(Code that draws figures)
○ ○ ○

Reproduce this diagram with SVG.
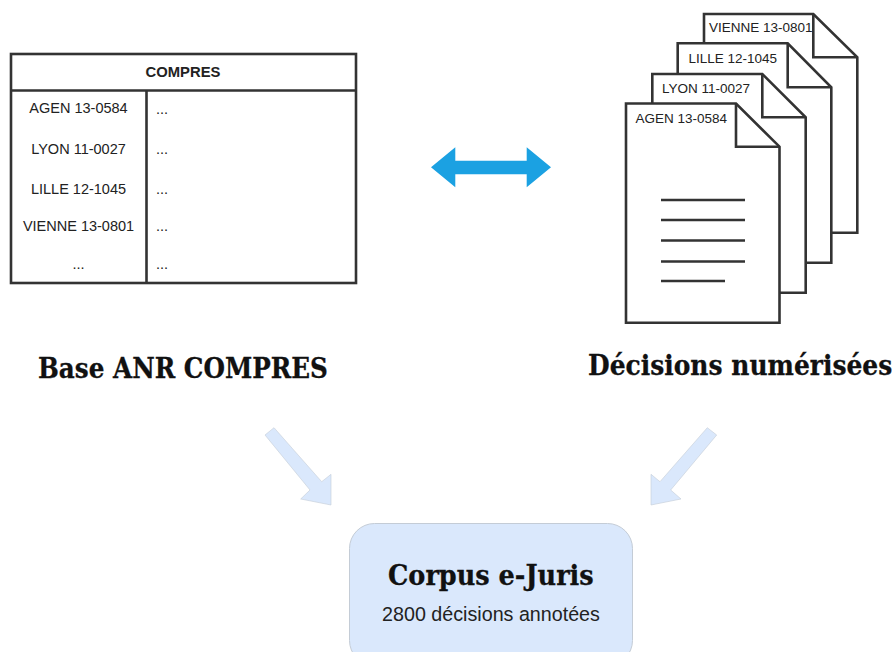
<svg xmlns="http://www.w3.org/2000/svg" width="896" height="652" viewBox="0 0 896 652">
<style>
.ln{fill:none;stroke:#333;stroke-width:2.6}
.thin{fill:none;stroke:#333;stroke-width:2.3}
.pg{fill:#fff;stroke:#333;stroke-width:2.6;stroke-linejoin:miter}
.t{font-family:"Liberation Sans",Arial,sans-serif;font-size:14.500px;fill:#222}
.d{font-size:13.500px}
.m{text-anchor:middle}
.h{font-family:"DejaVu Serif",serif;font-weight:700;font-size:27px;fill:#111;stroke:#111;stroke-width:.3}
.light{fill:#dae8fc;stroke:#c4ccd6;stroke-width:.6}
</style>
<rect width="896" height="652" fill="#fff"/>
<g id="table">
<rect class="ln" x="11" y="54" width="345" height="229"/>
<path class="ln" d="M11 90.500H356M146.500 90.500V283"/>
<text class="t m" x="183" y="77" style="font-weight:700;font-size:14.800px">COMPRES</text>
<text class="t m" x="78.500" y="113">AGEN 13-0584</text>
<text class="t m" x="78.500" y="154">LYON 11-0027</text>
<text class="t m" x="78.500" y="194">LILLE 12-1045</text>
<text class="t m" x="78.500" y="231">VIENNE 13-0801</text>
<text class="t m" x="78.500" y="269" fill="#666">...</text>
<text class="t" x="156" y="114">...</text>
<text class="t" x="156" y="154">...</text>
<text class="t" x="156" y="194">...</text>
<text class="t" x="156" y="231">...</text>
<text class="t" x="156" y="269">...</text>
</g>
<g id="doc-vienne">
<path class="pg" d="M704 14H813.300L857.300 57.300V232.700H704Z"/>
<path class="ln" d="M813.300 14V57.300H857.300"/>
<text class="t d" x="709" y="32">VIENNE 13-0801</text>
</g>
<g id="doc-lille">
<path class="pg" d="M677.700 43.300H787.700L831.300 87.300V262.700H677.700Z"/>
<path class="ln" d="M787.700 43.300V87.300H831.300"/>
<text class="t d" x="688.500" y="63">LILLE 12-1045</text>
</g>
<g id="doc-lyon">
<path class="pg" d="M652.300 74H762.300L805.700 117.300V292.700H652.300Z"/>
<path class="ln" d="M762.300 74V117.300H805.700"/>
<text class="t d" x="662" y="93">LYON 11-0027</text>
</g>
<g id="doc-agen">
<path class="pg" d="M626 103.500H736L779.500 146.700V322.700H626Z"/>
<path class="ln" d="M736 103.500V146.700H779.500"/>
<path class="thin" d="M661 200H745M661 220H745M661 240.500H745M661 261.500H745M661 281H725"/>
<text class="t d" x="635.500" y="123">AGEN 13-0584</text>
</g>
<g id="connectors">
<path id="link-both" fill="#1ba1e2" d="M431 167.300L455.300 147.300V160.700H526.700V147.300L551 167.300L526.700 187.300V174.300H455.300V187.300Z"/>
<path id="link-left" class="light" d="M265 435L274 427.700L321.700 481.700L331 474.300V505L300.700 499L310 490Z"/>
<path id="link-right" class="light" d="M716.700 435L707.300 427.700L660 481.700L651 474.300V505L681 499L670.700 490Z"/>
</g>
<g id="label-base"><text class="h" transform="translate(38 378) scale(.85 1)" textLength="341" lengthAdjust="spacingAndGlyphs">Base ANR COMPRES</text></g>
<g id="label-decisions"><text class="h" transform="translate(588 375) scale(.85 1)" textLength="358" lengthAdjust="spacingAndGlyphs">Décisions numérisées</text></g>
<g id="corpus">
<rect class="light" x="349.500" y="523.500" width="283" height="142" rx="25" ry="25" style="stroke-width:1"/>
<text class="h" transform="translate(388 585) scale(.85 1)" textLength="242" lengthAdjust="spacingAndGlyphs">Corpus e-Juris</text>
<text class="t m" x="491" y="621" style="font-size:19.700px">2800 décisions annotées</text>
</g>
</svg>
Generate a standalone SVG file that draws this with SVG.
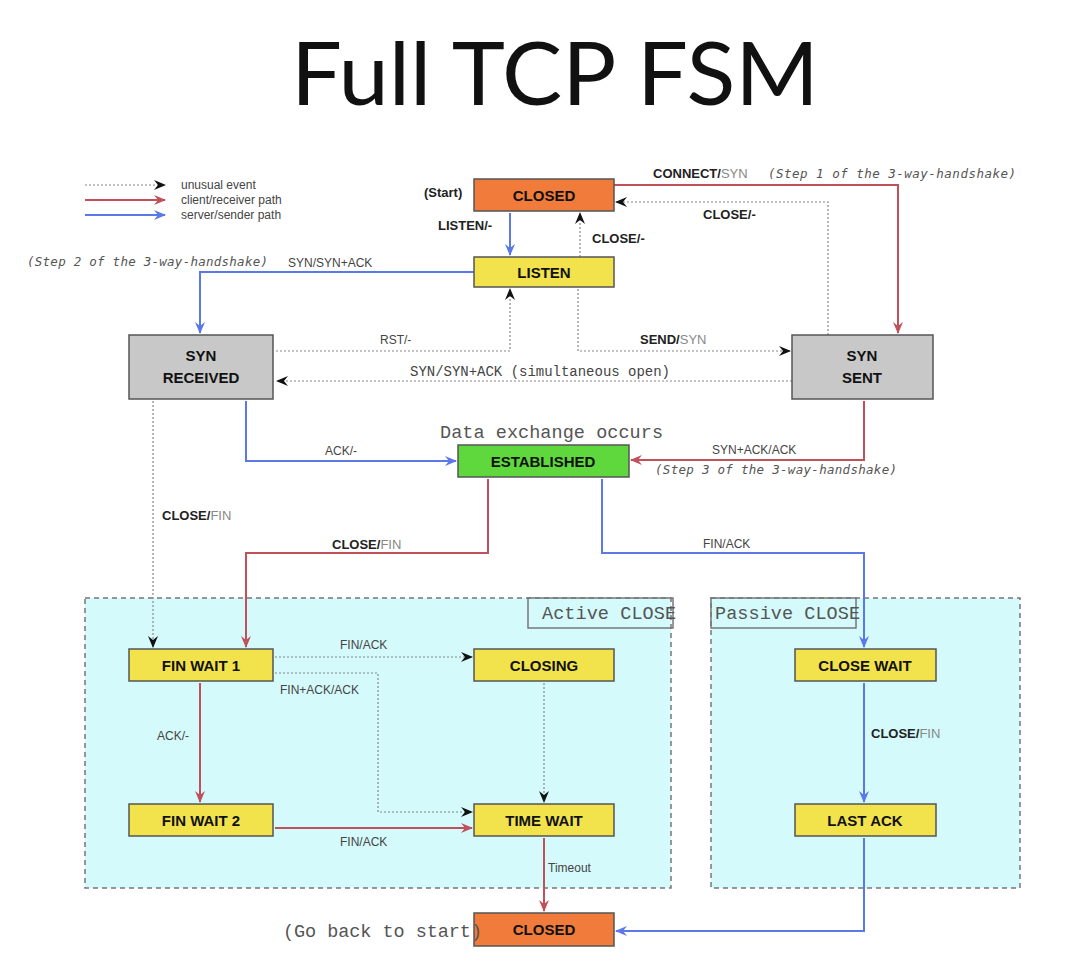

○ ○ ○

§ **WHAT YOU HAVE TO DO**
Images do not belong in the copy; reproduce all other parts of the records above verbatim.

§ **WRITTEN SOLUTION**
Reproduce this diagram with SVG.
<svg xmlns="http://www.w3.org/2000/svg" width="896" height="652" viewBox="0 0 896 652">
<style>
.ln{fill:none;stroke:#333;stroke-width:2.6}
.thin{fill:none;stroke:#333;stroke-width:2.3}
.pg{fill:#fff;stroke:#333;stroke-width:2.6;stroke-linejoin:miter}
.t{font-family:"Liberation Sans",Arial,sans-serif;font-size:14.500px;fill:#222}
.d{font-size:13.500px}
.m{text-anchor:middle}
.h{font-family:"DejaVu Serif",serif;font-weight:700;font-size:27px;fill:#111;stroke:#111;stroke-width:.3}
.light{fill:#dae8fc;stroke:#c4ccd6;stroke-width:.6}
</style>
<rect width="896" height="652" fill="#fff"/>
<g id="table">
<rect class="ln" x="11" y="54" width="345" height="229"/>
<path class="ln" d="M11 90.500H356M146.500 90.500V283"/>
<text class="t m" x="183" y="77" style="font-weight:700;font-size:14.800px">COMPRES</text>
<text class="t m" x="78.500" y="113">AGEN 13-0584</text>
<text class="t m" x="78.500" y="154">LYON 11-0027</text>
<text class="t m" x="78.500" y="194">LILLE 12-1045</text>
<text class="t m" x="78.500" y="231">VIENNE 13-0801</text>
<text class="t m" x="78.500" y="269" fill="#666">...</text>
<text class="t" x="156" y="114">...</text>
<text class="t" x="156" y="154">...</text>
<text class="t" x="156" y="194">...</text>
<text class="t" x="156" y="231">...</text>
<text class="t" x="156" y="269">...</text>
</g>
<g id="doc-vienne">
<path class="pg" d="M704 14H813.300L857.300 57.300V232.700H704Z"/>
<path class="ln" d="M813.300 14V57.300H857.300"/>
<text class="t d" x="709" y="32">VIENNE 13-0801</text>
</g>
<g id="doc-lille">
<path class="pg" d="M677.700 43.300H787.700L831.300 87.300V262.700H677.700Z"/>
<path class="ln" d="M787.700 43.300V87.300H831.300"/>
<text class="t d" x="688.500" y="63">LILLE 12-1045</text>
</g>
<g id="doc-lyon">
<path class="pg" d="M652.300 74H762.300L805.700 117.300V292.700H652.300Z"/>
<path class="ln" d="M762.300 74V117.300H805.700"/>
<text class="t d" x="662" y="93">LYON 11-0027</text>
</g>
<g id="doc-agen">
<path class="pg" d="M626 103.500H736L779.500 146.700V322.700H626Z"/>
<path class="ln" d="M736 103.500V146.700H779.500"/>
<path class="thin" d="M661 200H745M661 220H745M661 240.500H745M661 261.500H745M661 281H725"/>
<text class="t d" x="635.500" y="123">AGEN 13-0584</text>
</g>
<g id="connectors">
<path id="link-both" fill="#1ba1e2" d="M431 167.300L455.300 147.300V160.700H526.700V147.300L551 167.300L526.700 187.300V174.300H455.300V187.300Z"/>
<path id="link-left" class="light" d="M265 435L274 427.700L321.700 481.700L331 474.300V505L300.700 499L310 490Z"/>
<path id="link-right" class="light" d="M716.700 435L707.300 427.700L660 481.700L651 474.300V505L681 499L670.700 490Z"/>
</g>
<g id="label-base"><text class="h" transform="translate(38 378) scale(.85 1)" textLength="341" lengthAdjust="spacingAndGlyphs">Base ANR COMPRES</text></g>
<g id="label-decisions"><text class="h" transform="translate(588 375) scale(.85 1)" textLength="358" lengthAdjust="spacingAndGlyphs">Décisions numérisées</text></g>
<g id="corpus">
<rect class="light" x="349.500" y="523.500" width="283" height="142" rx="25" ry="25" style="stroke-width:1"/>
<text class="h" transform="translate(388 585) scale(.85 1)" textLength="242" lengthAdjust="spacingAndGlyphs">Corpus e-Juris</text>
<text class="t m" x="491" y="621" style="font-size:19.700px">2800 décisions annotées</text>
</g>
</svg>
Generate a standalone SVG file that draws this with SVG.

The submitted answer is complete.